Marketing Managers, new digital age is here, and still we are all sometimes in between these worlds of digital and physical. Do we really buy products online, or we still want to feel, touch and smell before purchase? As a digital marketer, I have been researching this topic and if you think about strategies and building your brand, my article should provide answer to this question.

Buying in stores or online?

Sandy Skrovan, writes a great article “Why many shoppers go to stores before buying online”. She is asking the same question as I did.  In this article she mentions that they did a couple of installments, and in the fourth they explored the connection between digital and physical browsing and buying habits. They asked 1,248 consumers how often they visit brick-and-mortar stores to see, touch and feel products before ordering them online.
Maybe you have idea what was the result? As Sandy says, the notion of ‘ see in store, buy online’ has been confirmed. What they found too is that the older the shopper, the more likely they are to visit stores first to see products. A much higher percentage of younger shoppers are more comfortable buying items online sight unseen.

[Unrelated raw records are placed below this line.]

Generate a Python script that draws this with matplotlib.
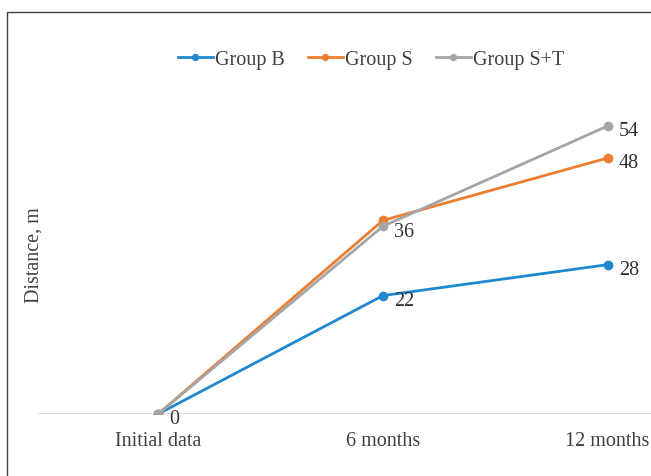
import matplotlib.pyplot as plt
from matplotlib.patches import Rectangle

categories = ['Initial data', '6 months', '12 months']
group_b = [0, 22.2, 28]
group_s = [0, 36.3, 48]
group_st = [0, 35.2, 54]
labels_b = ['', '22', '28']
labels_s = ['', '', '48']
labels_st = ['0', '36', '54']

plt.rcParams['font.family'] = ['Liberation Serif', 'DejaVu Serif']
FS = 14.5

fig = plt.figure(figsize=(6.51, 4.77), dpi=100)
# figure frame (only left and top visible in the reference)
fig.patches.append(Rectangle((7/651, -0.1), 1.2, 1 - 13/477 + 0.1, transform=fig.transFigure,
                             fill=False, edgecolor='#404040', linewidth=1.0))

ax = fig.add_axes([38/651, (477-415)/477, (720-38)/651, (415-95)/477])
x = range(len(categories))
series = [(group_b, labels_b, '#2088CE', 'Group B'),
          (group_s, labels_s, '#ED7D31', 'Group S'),
          (group_st, labels_st, '#A5A5A5', 'Group S+T')]
for vals, labs, col, name in series:
    ax.plot(x, vals, color=col, linewidth=2.0, marker='o', markersize=6, label=name, zorder=3)
    for xi, v, t in zip(x, vals, labs):
        if t:
            ax.annotate(t, (xi, v), xytext=(8, -3.5), textcoords='offset points',
                        ha='left', va='center', fontsize=FS, color='#333333')

ax.set_xlim(-0.535, 2.5)
ax.set_ylim(0, 60)
ax.axhline(0, color='#D9D9D9', linewidth=1.2, zorder=1)
for s in ax.spines.values():
    s.set_visible(False)
ax.set_yticks([])
ax.set_xticks(list(x))
ax.set_xticklabels(categories, fontsize=FS, color='#404040')
ax.tick_params(axis='x', length=0, pad=12)
ax.set_facecolor('none')

fig.text(34/651, 1 - 255/477, 'Distance, m', rotation=90, ha='center', va='center',
         fontsize=FS, color='#404040')

handles, names = ax.get_legend_handles_labels()
fig.legend(handles, names, loc='center', bbox_to_anchor=(371/651, 1 - 60/477), ncol=3,
           frameon=False, fontsize=FS, handlelength=1.75, handletextpad=0.1,
           columnspacing=1.15, markerscale=0.7, labelcolor='#404040')

fig.savefig('out.png', dpi=100)
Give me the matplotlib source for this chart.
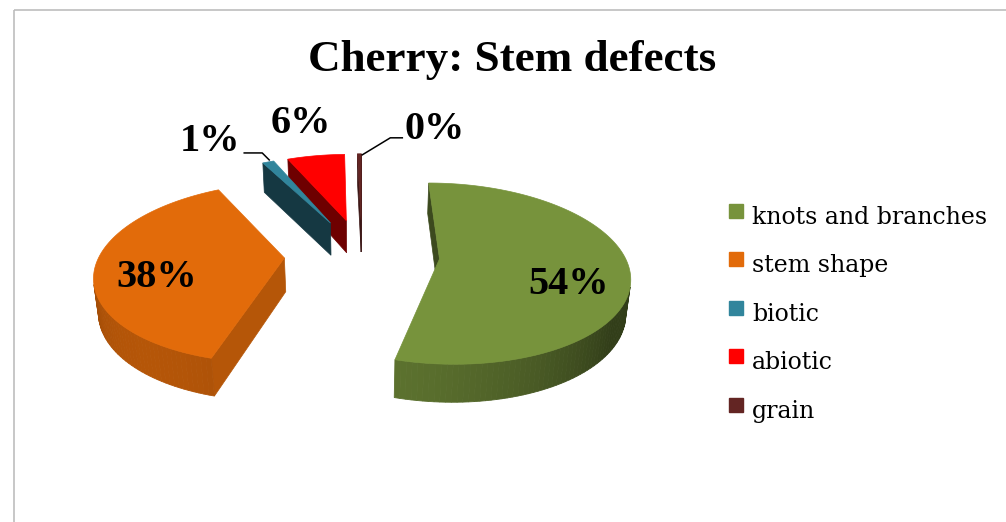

Making relationship with your audience

Relationship with your audience

Regarding to this question, the article that caught my attention was written by Stirling Murray. In Brands, Exclusives, Insight he is asking “How do you keep pace with your target market in a world of absolute fluidity and continuous hyper-change?“ 
What Stiriling is asking is how to keep a track of online buying when it’s changing so fast.  In this year’s annual Beauty Symposium the theme was FACE, PLACE and SPACE. Many experts explored these issues, shared a way of looking at how to give a brand sense of solidity when everything is moving and changing around us.
Explanation that he gave of PLACE factor is interesting to my topic. It is crucial that we know our target market. As Stiriling is saying in this article “It’s not about your brand, it’s about your audience.” He gives us a great example:  “If you are in the male grooming market, you should be aware men no longer shop where you expected them to. They buy online, at their barbers, or in specialist retailers, very rarely making their own purchase in-store. It’s about your brand being in the right PLACE—if it’s not, all of your marketing and communication effort is wasted.”

3 ideas you should consider in social media advertising strategies

Based on my review of these two articles I mentioned, I have developed three ideas you should consider when planning social media advertising strategies and making relationship with your audience:

  • Know your target market – It is important to know if your target market is for example – male grooming market, men in their 50s, or women in 30s.
  • Listen to your audience  – While listening, you will know what they want. Is it 3D technologies that will help them feel the product, or promotion of your product in store where they can actually see and touch it?
  • Give them what they ask for  – When you know your target market you should listen what they want. When you know what they want, you should give it to them. Was it 3D technology, educational video on how to buy online, insider information about product or something else?  They will notice you care and there is relationship that you are looking for.

Even though we are in digital age, you should always consider who your audience is. If they like to feel, smell and touch product before buying, you should consider having some of it in a physical store or develop some 3D virtual reality, so it feels more real while watching it. Who is your target market is crucial. Explore how you can teach them to use digital or to trust quality of your products.